== Data block ==
>>>

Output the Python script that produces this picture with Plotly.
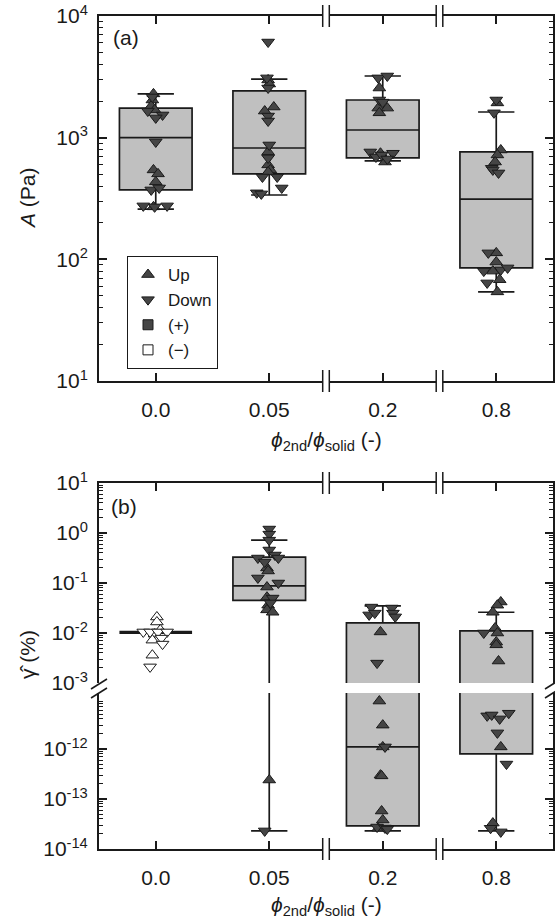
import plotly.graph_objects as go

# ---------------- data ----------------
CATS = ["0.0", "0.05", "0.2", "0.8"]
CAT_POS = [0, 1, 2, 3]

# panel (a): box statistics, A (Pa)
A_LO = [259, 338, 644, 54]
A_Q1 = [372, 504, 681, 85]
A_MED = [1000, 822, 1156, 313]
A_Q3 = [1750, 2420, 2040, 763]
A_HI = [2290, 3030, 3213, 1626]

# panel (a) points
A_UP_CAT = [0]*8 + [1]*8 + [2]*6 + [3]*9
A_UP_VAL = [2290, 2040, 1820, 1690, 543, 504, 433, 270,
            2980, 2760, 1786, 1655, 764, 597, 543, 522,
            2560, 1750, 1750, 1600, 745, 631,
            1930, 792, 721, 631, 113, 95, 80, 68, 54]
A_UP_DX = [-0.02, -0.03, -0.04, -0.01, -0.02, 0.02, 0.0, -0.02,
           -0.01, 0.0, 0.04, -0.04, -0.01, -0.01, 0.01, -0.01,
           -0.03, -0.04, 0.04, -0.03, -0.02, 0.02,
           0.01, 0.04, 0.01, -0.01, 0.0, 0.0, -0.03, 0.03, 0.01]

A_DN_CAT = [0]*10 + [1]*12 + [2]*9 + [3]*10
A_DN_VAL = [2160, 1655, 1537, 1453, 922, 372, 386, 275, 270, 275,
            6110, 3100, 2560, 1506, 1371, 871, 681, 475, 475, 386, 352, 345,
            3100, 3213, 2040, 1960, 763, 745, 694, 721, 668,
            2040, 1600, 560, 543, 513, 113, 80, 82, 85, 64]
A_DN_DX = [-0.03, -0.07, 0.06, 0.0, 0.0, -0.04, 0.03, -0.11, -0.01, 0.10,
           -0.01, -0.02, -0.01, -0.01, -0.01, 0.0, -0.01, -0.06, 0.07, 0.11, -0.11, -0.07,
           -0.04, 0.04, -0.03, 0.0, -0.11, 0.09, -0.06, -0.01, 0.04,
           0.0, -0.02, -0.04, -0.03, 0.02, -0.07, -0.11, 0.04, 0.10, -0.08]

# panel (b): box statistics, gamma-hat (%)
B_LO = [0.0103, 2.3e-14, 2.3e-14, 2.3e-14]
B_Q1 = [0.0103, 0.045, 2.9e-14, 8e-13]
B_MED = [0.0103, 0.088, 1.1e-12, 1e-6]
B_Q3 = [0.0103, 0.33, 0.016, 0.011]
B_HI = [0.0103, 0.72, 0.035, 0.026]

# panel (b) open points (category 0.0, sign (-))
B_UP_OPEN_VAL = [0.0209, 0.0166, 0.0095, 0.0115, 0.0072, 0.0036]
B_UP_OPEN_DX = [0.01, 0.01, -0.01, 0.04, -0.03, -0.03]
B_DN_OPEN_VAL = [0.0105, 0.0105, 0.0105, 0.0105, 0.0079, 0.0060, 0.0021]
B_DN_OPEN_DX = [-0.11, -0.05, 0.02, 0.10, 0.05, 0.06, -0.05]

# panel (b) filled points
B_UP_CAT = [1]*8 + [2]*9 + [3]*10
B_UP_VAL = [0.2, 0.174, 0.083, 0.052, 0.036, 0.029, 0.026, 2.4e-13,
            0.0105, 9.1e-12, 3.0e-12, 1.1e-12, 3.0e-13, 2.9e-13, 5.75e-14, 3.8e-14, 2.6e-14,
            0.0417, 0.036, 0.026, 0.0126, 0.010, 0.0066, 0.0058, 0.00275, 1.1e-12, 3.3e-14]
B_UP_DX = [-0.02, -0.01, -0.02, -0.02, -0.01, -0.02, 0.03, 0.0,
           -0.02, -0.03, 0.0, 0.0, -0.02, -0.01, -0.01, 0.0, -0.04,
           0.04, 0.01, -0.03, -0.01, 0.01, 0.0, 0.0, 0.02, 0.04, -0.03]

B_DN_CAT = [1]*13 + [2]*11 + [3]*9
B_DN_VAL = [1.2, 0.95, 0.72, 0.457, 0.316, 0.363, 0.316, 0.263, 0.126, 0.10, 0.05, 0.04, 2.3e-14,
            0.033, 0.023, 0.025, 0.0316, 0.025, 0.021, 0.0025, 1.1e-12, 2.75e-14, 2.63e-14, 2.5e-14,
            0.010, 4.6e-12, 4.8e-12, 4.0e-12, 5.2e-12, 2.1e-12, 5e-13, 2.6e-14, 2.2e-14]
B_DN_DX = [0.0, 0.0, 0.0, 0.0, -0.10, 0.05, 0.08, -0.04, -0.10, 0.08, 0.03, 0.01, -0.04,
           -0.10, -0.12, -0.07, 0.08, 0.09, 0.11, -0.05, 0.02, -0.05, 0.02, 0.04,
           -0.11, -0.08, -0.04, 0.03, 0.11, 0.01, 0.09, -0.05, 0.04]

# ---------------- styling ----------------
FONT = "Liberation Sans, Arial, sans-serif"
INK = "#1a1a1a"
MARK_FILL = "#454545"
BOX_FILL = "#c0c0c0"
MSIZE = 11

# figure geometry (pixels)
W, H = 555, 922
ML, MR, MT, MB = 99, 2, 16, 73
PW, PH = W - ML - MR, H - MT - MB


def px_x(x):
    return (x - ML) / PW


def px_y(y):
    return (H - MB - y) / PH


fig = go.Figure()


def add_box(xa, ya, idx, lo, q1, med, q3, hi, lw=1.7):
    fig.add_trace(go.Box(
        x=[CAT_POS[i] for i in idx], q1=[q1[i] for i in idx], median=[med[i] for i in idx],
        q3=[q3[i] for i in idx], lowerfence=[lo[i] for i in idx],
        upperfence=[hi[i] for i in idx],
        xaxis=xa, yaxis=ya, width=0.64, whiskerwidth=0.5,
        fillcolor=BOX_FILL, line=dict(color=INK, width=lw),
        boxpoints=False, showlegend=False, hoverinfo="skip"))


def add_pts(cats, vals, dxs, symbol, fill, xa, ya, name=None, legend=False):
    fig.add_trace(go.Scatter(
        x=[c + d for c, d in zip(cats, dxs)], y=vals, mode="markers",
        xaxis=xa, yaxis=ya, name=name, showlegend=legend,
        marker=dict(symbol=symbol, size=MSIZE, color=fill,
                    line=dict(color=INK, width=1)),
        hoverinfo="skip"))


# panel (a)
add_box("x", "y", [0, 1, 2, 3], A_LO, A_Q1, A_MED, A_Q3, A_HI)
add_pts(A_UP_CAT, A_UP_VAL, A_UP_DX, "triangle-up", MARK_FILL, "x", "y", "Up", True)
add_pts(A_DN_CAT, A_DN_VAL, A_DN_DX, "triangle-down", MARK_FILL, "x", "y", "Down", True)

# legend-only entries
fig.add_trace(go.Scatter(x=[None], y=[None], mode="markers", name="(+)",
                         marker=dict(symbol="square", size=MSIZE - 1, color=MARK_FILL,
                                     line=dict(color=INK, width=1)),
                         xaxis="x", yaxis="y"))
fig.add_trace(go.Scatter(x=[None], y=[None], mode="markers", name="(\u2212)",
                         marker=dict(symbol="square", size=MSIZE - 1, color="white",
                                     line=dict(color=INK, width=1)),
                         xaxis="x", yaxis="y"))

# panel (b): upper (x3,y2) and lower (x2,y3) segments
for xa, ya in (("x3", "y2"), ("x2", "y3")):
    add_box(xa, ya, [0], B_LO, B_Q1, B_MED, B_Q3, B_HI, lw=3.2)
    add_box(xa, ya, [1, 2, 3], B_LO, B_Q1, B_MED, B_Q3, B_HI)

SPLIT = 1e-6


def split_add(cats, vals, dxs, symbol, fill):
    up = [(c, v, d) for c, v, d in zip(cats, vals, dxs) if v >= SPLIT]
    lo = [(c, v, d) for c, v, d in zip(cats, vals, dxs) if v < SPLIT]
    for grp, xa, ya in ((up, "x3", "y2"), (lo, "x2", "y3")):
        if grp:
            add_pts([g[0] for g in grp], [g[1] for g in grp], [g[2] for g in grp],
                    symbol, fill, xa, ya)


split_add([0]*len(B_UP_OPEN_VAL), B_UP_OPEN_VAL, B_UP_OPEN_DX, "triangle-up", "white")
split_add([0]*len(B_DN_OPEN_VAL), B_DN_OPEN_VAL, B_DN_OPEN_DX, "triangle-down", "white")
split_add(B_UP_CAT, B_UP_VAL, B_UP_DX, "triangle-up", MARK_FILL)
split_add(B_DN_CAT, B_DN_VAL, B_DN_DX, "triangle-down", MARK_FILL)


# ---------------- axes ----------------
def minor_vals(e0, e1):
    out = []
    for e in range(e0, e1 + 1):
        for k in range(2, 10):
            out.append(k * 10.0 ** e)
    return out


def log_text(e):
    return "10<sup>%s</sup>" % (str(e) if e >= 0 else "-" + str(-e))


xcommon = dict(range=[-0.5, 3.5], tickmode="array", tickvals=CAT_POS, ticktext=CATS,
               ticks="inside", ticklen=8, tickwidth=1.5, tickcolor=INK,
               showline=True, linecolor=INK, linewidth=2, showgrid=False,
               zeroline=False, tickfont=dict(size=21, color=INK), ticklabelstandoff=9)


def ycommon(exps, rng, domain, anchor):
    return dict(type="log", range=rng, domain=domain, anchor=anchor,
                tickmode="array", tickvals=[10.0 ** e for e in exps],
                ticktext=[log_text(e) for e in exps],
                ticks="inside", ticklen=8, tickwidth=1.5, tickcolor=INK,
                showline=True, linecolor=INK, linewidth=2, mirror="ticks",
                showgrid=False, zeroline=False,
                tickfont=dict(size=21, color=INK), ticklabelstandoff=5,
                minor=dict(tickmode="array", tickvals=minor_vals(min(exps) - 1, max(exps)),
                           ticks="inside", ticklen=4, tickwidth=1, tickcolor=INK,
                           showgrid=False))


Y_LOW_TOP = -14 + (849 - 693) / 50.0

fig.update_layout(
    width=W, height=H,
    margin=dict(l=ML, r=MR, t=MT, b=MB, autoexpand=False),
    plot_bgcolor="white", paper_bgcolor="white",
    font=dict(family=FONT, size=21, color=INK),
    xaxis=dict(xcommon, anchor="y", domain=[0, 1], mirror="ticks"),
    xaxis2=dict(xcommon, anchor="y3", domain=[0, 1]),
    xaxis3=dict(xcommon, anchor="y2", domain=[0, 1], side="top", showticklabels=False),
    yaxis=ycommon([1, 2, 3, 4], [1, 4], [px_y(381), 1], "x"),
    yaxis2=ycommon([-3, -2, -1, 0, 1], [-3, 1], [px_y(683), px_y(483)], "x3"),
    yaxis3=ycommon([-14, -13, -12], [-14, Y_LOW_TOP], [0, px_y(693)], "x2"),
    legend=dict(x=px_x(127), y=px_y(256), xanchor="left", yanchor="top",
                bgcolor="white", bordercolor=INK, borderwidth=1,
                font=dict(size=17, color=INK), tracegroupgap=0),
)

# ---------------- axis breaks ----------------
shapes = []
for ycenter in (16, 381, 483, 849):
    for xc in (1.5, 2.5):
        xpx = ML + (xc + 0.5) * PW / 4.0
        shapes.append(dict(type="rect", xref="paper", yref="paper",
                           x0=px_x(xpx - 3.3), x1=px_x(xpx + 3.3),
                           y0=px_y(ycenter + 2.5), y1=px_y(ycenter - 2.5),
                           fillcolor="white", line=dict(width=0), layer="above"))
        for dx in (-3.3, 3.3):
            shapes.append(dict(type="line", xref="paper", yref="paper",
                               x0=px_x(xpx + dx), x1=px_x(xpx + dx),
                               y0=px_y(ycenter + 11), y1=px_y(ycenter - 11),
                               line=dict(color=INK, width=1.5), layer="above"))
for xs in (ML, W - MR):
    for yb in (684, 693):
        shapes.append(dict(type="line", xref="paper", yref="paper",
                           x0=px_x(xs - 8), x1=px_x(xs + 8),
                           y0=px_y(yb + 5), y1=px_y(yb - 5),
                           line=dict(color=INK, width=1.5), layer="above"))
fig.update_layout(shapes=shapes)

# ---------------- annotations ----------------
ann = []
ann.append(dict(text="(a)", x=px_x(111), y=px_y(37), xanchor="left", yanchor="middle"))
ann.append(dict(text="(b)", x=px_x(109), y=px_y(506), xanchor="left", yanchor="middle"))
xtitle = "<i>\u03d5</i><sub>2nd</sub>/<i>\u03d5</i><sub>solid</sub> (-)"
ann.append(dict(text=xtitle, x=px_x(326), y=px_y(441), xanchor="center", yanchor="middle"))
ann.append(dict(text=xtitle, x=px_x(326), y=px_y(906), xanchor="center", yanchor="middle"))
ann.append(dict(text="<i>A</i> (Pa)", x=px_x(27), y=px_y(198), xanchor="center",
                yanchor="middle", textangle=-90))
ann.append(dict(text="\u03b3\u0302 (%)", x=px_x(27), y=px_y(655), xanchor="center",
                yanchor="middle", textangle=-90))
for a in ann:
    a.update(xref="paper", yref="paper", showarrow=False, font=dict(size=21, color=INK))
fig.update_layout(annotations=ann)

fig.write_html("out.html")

<<<

== Stated problem ==
Exactly reproduce the run of lines from the start of the listing through the line with "A_HI = [2290, 3030, 3213, 1626]", inclusive; pictures are not copied.

== Response to the task ==
Output the Python script that produces this picture with Plotly.
import plotly.graph_objects as go

# ---------------- data ----------------
CATS = ["0.0", "0.05", "0.2", "0.8"]
CAT_POS = [0, 1, 2, 3]

# panel (a): box statistics, A (Pa)
A_LO = [259, 338, 644, 54]
A_Q1 = [372, 504, 681, 85]
A_MED = [1000, 822, 1156, 313]
A_Q3 = [1750, 2420, 2040, 763]
A_HI = [2290, 3030, 3213, 1626]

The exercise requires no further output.